One of the hallmarks of CAR T-cell therapy is their long-term persistence in the body. After infusion, CAR T-cells can remain active and continue to proliferate for weeks or even months, providing a durable response, a key factor in the therapy’s clinical success. In contrast, CAR-NK cells have a shorter persistence in the body compared to CAR T-cells. The shorter lifespan and limited proliferative capacity of NK cells can limit their effectiveness in cases where sustained immune responses are needed, although this can also be advantageous in reducing the risks of severe side effects associated with prolonged immune activation, such as CRS and ICANS.

Manufacturing:

Since CAR T-cells are typically developed from the patient’s own T-cells, it requires complex and lengthy manufacturing. This process can take several weeks, making CAR T-cell therapy less accessible for patients in urgent need of treatment. Additionally, this patient-specific manufacturing is also costly, which further limits accessibility for a broader range of patients. CAR-NK cells, on the other hand, have the potential to be produced “off-the-shelf”, by sourcing the NK cells from healthy donors, stem cells, or NK cell lines. Because they can be manufactured in large quantities and distributed to patients without requiring a perfect donor match, this could lead to significant cost reductions and faster treatment availability, making the therapy more accessible.

Current status:

The first CAR T-cell therapy approved by the U.S. Food and Drug Administration (FDA) was Kymriah™ (tisagenlecleucel) on August 30th, 2017, for the treatment of acute lymphoblastic leukemia. Since then, six more CAR T-cell therapies have been approved by the U.S. FDA for various indications: Yescarta™ (axicabtagene ciloleucel) for large B-cell lymphoma and follicular lymphoma in 2017; Tecartus™ (brexucabtagene autoleucel) for mantle cell lymphoma and acute lymphoblastic leukemia in 2020; Breyanzi™ (lisocabtagene maraleucel) for large B-cell lymphoma, lymphocytic leukemia, follicular lymphoma, and mantle cell lymphoma in 2021; Abecma™ (idecabtagene vicleucel) for multiple myeloma in 2021; Carvykti™ (ciltacabtagene autoleucel) for multiple myeloma in 2022; and Aucatzyl™ (obecabtagene autoleucel) for acute lymphoblastic leukemia in 2024. On the other hand, CAR-NK cell therapy is still largely in the experimental phase, with early-phase clinical trials demonstrating promising results. Published studies have reported favorable clinical responses among patients with advanced hematological malignancies (acute myeloid leukemia, acute lymphoblastic leukemia, and lymphoma) and solid tumors (glioblastoma, pancreatic cancer, and lung cancer), with very low rates of adverse side effects such as CRS, ICANS, or GvHD.

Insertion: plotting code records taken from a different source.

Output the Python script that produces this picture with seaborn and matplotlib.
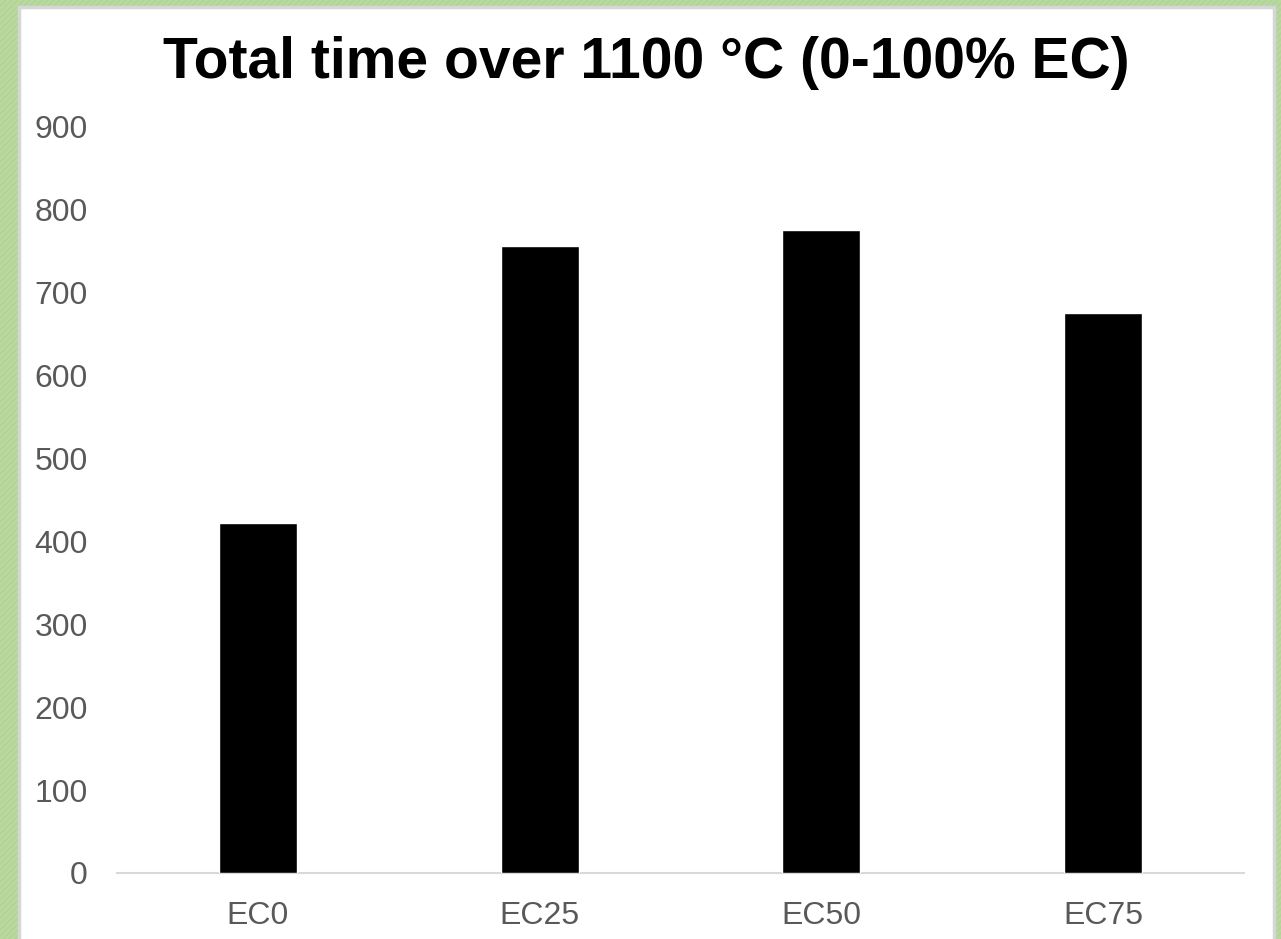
import numpy as np
import pandas as pd
import matplotlib
matplotlib.use("Agg")
import matplotlib.pyplot as plt
from matplotlib.patches import Rectangle
import seaborn as sns

categories = ["EC0", "EC25", "EC50", "EC75"]
values = [422, 756, 776, 676]
yticks = [0, 100, 200, 300, 400, 500, 600, 700, 800, 900]
title = "Total time over 1100 °C (0-100% EC)"

df = pd.DataFrame({"case": categories, "time": values})

sns.set_theme(style="white")
plt.rcParams["font.family"] = ["Liberation Sans", "DejaVu Sans"]

W, H = 1281, 939
fig = plt.figure(figsize=(W / 100, H / 100), dpi=100)
fig.patch.set_facecolor("#b9d9a0")

# hatched green frame behind the white slide panel
bg = fig.add_axes([0, 0, 1, 1])
bg.set_xlim(0, W)
bg.set_ylim(H, 0)
bg.axis("off")
for s in np.arange(-H, W + H, 6):
    bg.plot([s, s + H], [H, 0], color="#acd08f", lw=1.2, alpha=0.6, zorder=0)
bg.add_patch(Rectangle((19, 7), 1255, H, facecolor="white", edgecolor="#d6d6d6", lw=2.5, zorder=1))

ax = fig.add_axes([117 / W, 1 - 873 / H, (1244 - 117) / W, (873 - 127) / H])
ax.set_facecolor("none")
sns.barplot(data=df, x="case", y="time", color="black", width=0.277,
            saturation=1, ax=ax, zorder=3)
ax.set_ylim(0, 900)
ax.set_xlim(-0.5, 3.5)
ax.set_yticks(yticks)
ax.set_yticklabels([str(t) for t in yticks])
ax.set_xlabel("")
ax.set_ylabel("")
for side in ["top", "right", "left"]:
    ax.spines[side].set_visible(False)
ax.spines["bottom"].set_color("#d9d9d9")
ax.spines["bottom"].set_linewidth(1.5)
ax.tick_params(axis="both", length=0, labelsize=23, labelcolor="#595959")
ax.tick_params(axis="y", pad=21)
ax.tick_params(axis="x", pad=20)
ax.grid(False)

fig.text(646 / W, 1 - 63 / H, title, ha="center", va="center",
         fontsize=41, fontweight="bold", color="black")

fig.savefig("out.png", dpi=100)
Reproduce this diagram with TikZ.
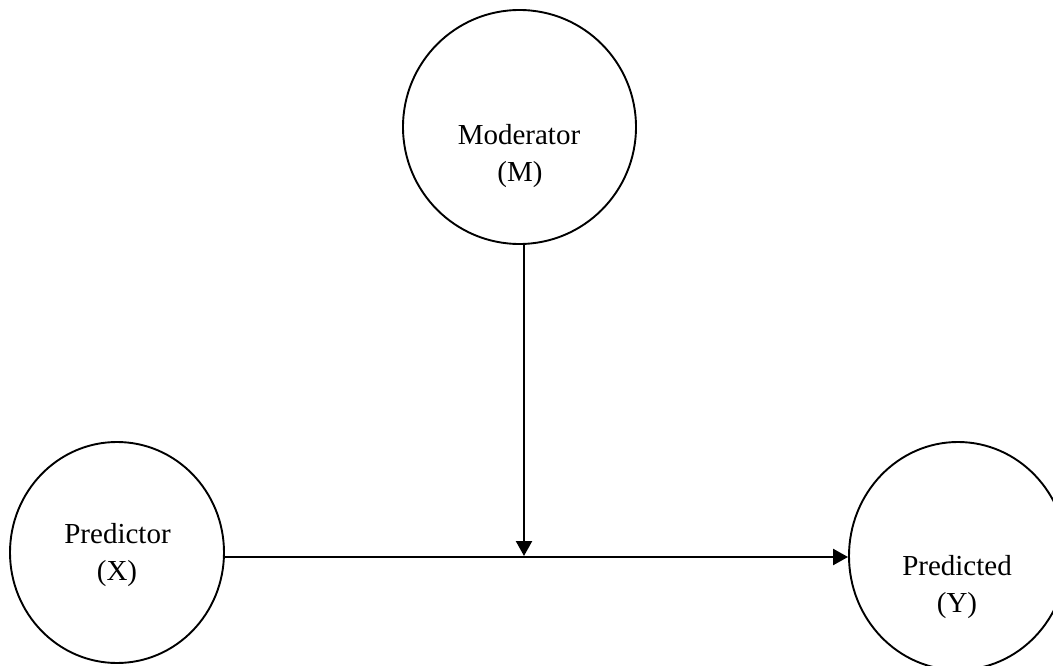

In summary, both CAR T-cell and CAR-NK cell therapies represent cutting-edge advancements in cancer immunotherapy, each offering distinct advantages and challenges. CAR T-cell therapy has demonstrated impressive success in treating various hematological malignancies, but its potential severe side effects, limited efficacy in solid tumors, as well as lengthy and costly manufacturing process remain areas of concern. On the other hand, CAR-NK cell therapy has emerged as a promising alternative with a better safety profile, greater versatility, and the potential to be developed as an “off-the-shelf” therapy. However, CAR-NK cells are still in the early stages of clinical development and face challenges related to durability and long-term effectiveness. As research progresses, the future of cancer immunotherapy may lie in combining the strengths of both therapies, leveraging the unique properties of T-cells and NK cells to create more effective, safer, and personalized treatment options for patients with various cancer types.